Thursday, May 9, 2019

F**k, Fight, or See Taillights


Have you ever known that someone was a terrible person but it didn't matter?
 Either that person was so attractive or fun or exciting that their less than impressive qualities were smoothed out.
Someone who's essential essence overrode the rot at their core. 
It doesn't have to be a sexual thing at all, no it can be as simple as a tone of voice. 
I'll give you an example: when I was a much younger man, I went to the same night club in New Orleans night after night just to be lied to by this dude with an interesting voice. 
I am vigorously heterosexual, and even if I weren't Arkansas Red was an intensely ugly man.  The only thing was that I enjoyed the sound of the old man's voice. 
So I listened to a life story filled with lies and efforts to make himself seem to be a superhero. We both drank "Soco" and lime, neat, so I would spring for a bottle.  
I plied the old gent with liquor, and he fed this shiftless youth a wealth of stories.
 He told me this story the first time I met him, I knew then that he was worthless.
 He told a good story though, but don't take my word for it, judge for yourself. 
First time I saw her I was done. 
I was still young then, and I was a slave to my dick. 
She was pretty, what we used to call "Paper sack brown" and finer than a rich spider's silk. I eased over to her, I was dressed to impress, you hear me? I used to have a perm my hair was straight down my back. Reckon, back then my freckles, were considered to be charming and I had all of my teeth! I wasn't ever the type to be chosen with his mouth closed, but son when I opened my mouth, I dazzled them. 

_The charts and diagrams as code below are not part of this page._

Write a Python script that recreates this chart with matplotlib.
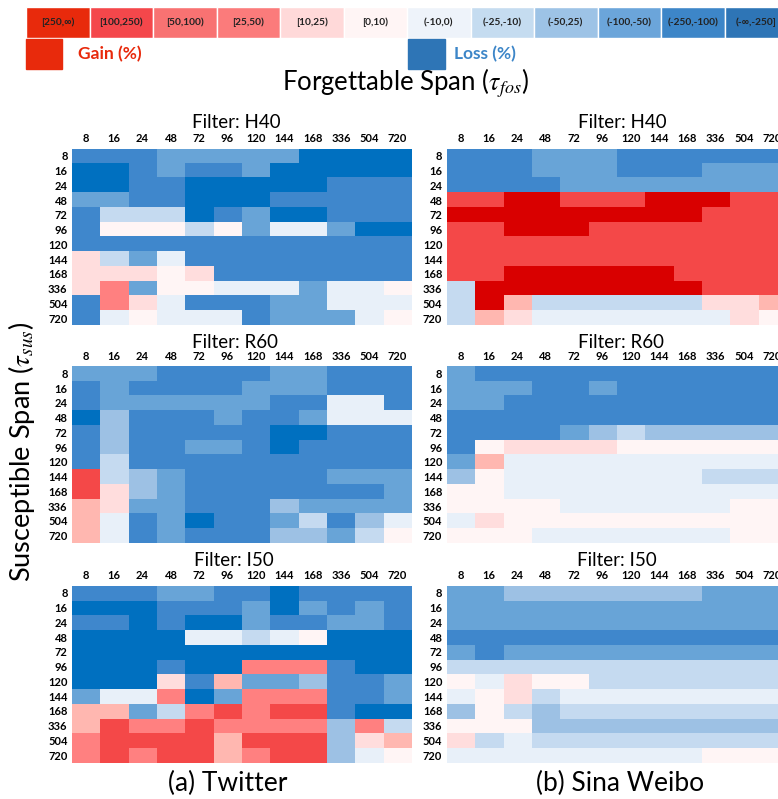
import numpy as np
import matplotlib
matplotlib.use("Agg")
import matplotlib.pyplot as plt
from matplotlib.colors import ListedColormap, BoundaryNorm
from matplotlib.patches import Rectangle

plt.rcParams['font.family'] = ['Lato', 'DejaVu Sans']
plt.rcParams['mathtext.fontset'] = 'stix'

spans = ["8", "16", "24", "48", "72", "96", "120", "144", "168", "336", "504", "720"]

bin_labels = ["[250,\u221e)", "[100,250)", "[50,100)", "[25,50)", "[10,25)", "[0,10)",
              "(-10,0)", "(-25,-10)", "(-50,25)", "(-100,-50)", "(-250,-100)", "(-\u221e,-250]"]
legend_colors = ["#E82A0C", "#F4474B", "#F87272", "#FB7B7B", "#FFD9D9", "#FFF5F5",
                 "#EEF3FA", "#C5DCF0", "#9DC3E6", "#6BA5DA", "#3D86C8", "#2E75B6"]
cell_colors = ["#D90000", "#F44848", "#FF8080", "#FFB7B0", "#FFDDDD", "#FFF5F5",
               "#E8F0F9", "#C5DAF0", "#9DC1E4", "#68A4D7", "#3F87CC", "#0070C0"]

# bin index per cell (hex digit, 0 = biggest gain ... B = biggest loss)
twitter_h40 = ["AAA99999BBBB", "BBA9AA9BBBBB", "BBAABBBBBAAA", "99AABBBAAAAA",
               "A777BA9BBAAA", "A555759669BB", "AAAAAAAAAAAA", "4796AAAAAAAA",
               "44454AAAAAAA", "429556669665", "A246AAA99666", "A65666A99965"]
weibo_h40 = ["AAA999AAAAAA", "AAA999AAA999", "AAAA99999999", "110011100011",
             "000000000111", "110001111111", "111111111111", "111111111111",
             "110000001111", "700000000111", "703777777443", "734666666645"]
twitter_r60 = ["999AAAA99AAA", "A9AAAA999AAA", "A999999AA66A", "B8AAA9AA9666",
               "A8AAAAABBAAA", "A8AA99ABAAAA", "A7AAAAAAAAAA", "1789AAAAA999",
               "1489AAAAAAA9", "3499AAA89999", "36A9BAA97A86", "36A9AAA88975"]
weibo_r60 = ["9AAAAAAAAAAA", "999AA9AAAAAA", "99AAAAAAAAAA", "AAAAAAAAAAAA",
             "AAAA98788888", "A54444555555", "936666666666", "856666666777",
             "556666666666", "555566666655", "645555555555", "555666666655"]
twitter_i50 = ["AAA99AABAAAA", "BBBAAA9B9A9A", "AABABB9AA99A", "BBBB66765BBB",
               "BBBBBBBBBBBB", "BBBABB222ABB", "BBB4A3998AA9", "9662B9222AA9",
               "339721211ABB", "312212222827", "211113111843", "212113211865"]
weibo_i50 = ["998888888999", "999999999999", "999999999999", "AAAAAAAAAAAA",
             "9A9999999999", "777777777777", "564557777777", "654766666666",
             "857877777777", "555888888888", "476777777777", "666666666555"]

W, H = 778, 799
fig = plt.figure(figsize=(W / 100, H / 100), dpi=100)


def px_axes(x0, y0, w, h):
    return fig.add_axes([x0 / W, 1 - (y0 + h) / H, w / W, h / H])


# overlay in pixel coordinates for free text
ov = px_axes(0, 0, W, H)
ov.set_xlim(0, W)
ov.set_ylim(H, 0)
ov.axis('off')

# top bin legend
lg = px_axes(26, 7, 762, 31)
lg.bar(np.arange(12), np.ones(12), width=1.0, color=legend_colors, edgecolor='white', linewidth=1)
for i, lab in enumerate(bin_labels):
    lg.text(i, 0.5, lab, ha='center', va='center', fontsize=7.3, fontweight='bold', color='#222222')
lg.set_xlim(-0.5, 11.5)
lg.set_ylim(0, 1)
lg.axis('off')

ov.add_patch(Rectangle((26, 39), 36, 30, color="#E82A0C"))
ov.text(78, 54, "Gain (%)", color="#E8290B", fontsize=12.5, fontweight='bold', va='center')
ov.add_patch(Rectangle((408, 39), 37, 30, color="#2E75B6"))
ov.text(454, 54, "Loss (%)", color="#3D86C8", fontsize=12.5, fontweight='bold', va='center')

ov.text(406, 83, r"Forgettable Span ($\tau_{fos}$)", fontsize=18.5, ha='center', va='center')
ov.text(22, 452, r"Susceptible Span ($\tau_{sus}$)", fontsize=19.5, ha='center', va='center',
        rotation=90)
ov.text(228, 783, "(a) Twitter", fontsize=19, ha='center', va='center')
ov.text(620, 783, "(b) Sina Weibo", fontsize=19, ha='center', va='center')

cmap = ListedColormap(cell_colors)
norm = BoundaryNorm(np.arange(-0.5, 12.5, 1), cmap.N)

panels = [
    (twitter_h40, 71.7, 148.5, "Filter: H40", 236, 122),
    (weibo_h40, 446.5, 148.5, "Filter: H40", 622, 122),
    (twitter_r60, 71.7, 366, "Filter: R60", 235, 342),
    (weibo_r60, 446.5, 366, "Filter: R60", 621, 342),
    (twitter_i50, 71.7, 585.5, "Filter: I50", 234, 560),
    (weibo_i50, 446.5, 585.5, "Filter: I50", 617, 560),
]

for rows, x0, y0, title, tx, ty in panels:
    grid = np.array([[int(c, 16) for c in r] for r in rows])
    ax = px_axes(x0, y0, 340, 177)
    ax.imshow(grid, cmap=cmap, norm=norm, aspect='auto', interpolation='nearest')
    ax.set_xticks(range(12))
    ax.set_xticklabels(spans, fontsize=8, fontweight='bold')
    ax.set_yticks(range(12))
    ax.set_yticklabels(spans, fontsize=8, fontweight='bold')
    ax.xaxis.tick_top()
    ax.tick_params(length=0, pad=3)
    for s in ax.spines.values():
        s.set_visible(False)
    ov.text(tx, ty, title, fontsize=13.5, ha='center', va='center')

fig.savefig("out.png", dpi=100)
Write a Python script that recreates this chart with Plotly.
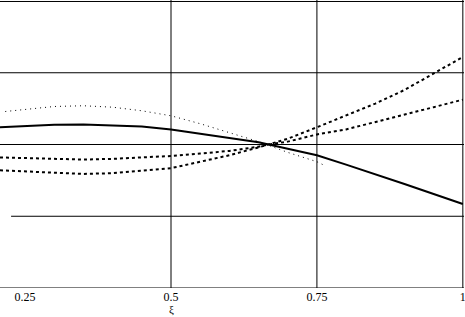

Women were different back then, they weren't fast like they are now. If a hundred women were in a room, only about 12 of them, were fucking. They were serious about waiting for marriage. 
Man, I wasn't going to get married just to get a shot of ass. 
Anyway, I put my best mack down on this fine motherfucker and I could see the indecision on her face. Her good home training and preacher Daddy were battling for her heart with the boss game I was spitting in her ear. I played with her mind with metaphors and Similes, made adjectives and adverbs dance for a solid month. 
That gal's, legs stayed locked, she let me play "stink finger" if you know what I mean, but she wasn't going to let me in.
 I studied the situation for a while.
 I even had an older man ready to pretend to be a preacher. I am telling you that I was determined to get that big legged heifer. 
She was smart.
 She wouldn't be swayed. 
My phony preacher scam wouldn't work, finally got tired of waiting for it. I got angry with that thick thing tempting and teasing me.
 I was just about to go to the Justice of the peace. 
I told her that I would but I had one more trick up my sleeve I was gonna try. 
I slipped a little something in her tea, told that we were going to take a look at the house I was going to take her too once we were married the next week. 
I had her sitting in my 1958 Cadillac and as soon as she passed out I drove that car like I had stolen it. I guess I could have taken her while she was passed out but where's the fun in that?
By the time she woke up, It was pitch black outside.
 I had no idea where we were but it was the middle of nowhere. I had been driving towards Chicago the entire time, I planned on moving there anyway because I had developed a couple of legal problems down in Amite City, Louisiana. I pulled to the side of that dark ass street, I turned the car off, but left the keys and left the radio playing.
 I told her: "You can fuck, you can fight, or you can see taillights. What's it gonna be?" 
That ignorant young girl must have really thought that I loved her because she started crying, wailing and blubbering. 
We got out of the front seat of that old hog and I was excited, harder than diamonds, I opened the back door and the next thing I know she had kicked me in my stones.
 I was so excited that when she kicked me I must have blacked out. 
The next thing I know her and my car were gone.
 It wound up taking me a while to get to Chicago. 
That gal had turned my pockets inside out.
 Had to pawn my pinkie ring to get bus fare.
 As far as I know, that big bootie girl made it back to Louisiana.
 I never had a mind to check. 
Not all of Red's stories ended up with him getting the short end of things, but I knew this story was true because of that. I can't say the same for all of his tales but as a parent to daughters, son to a mother, lover of a wife and a brother to sisters, I always saw this one as having a happy ending.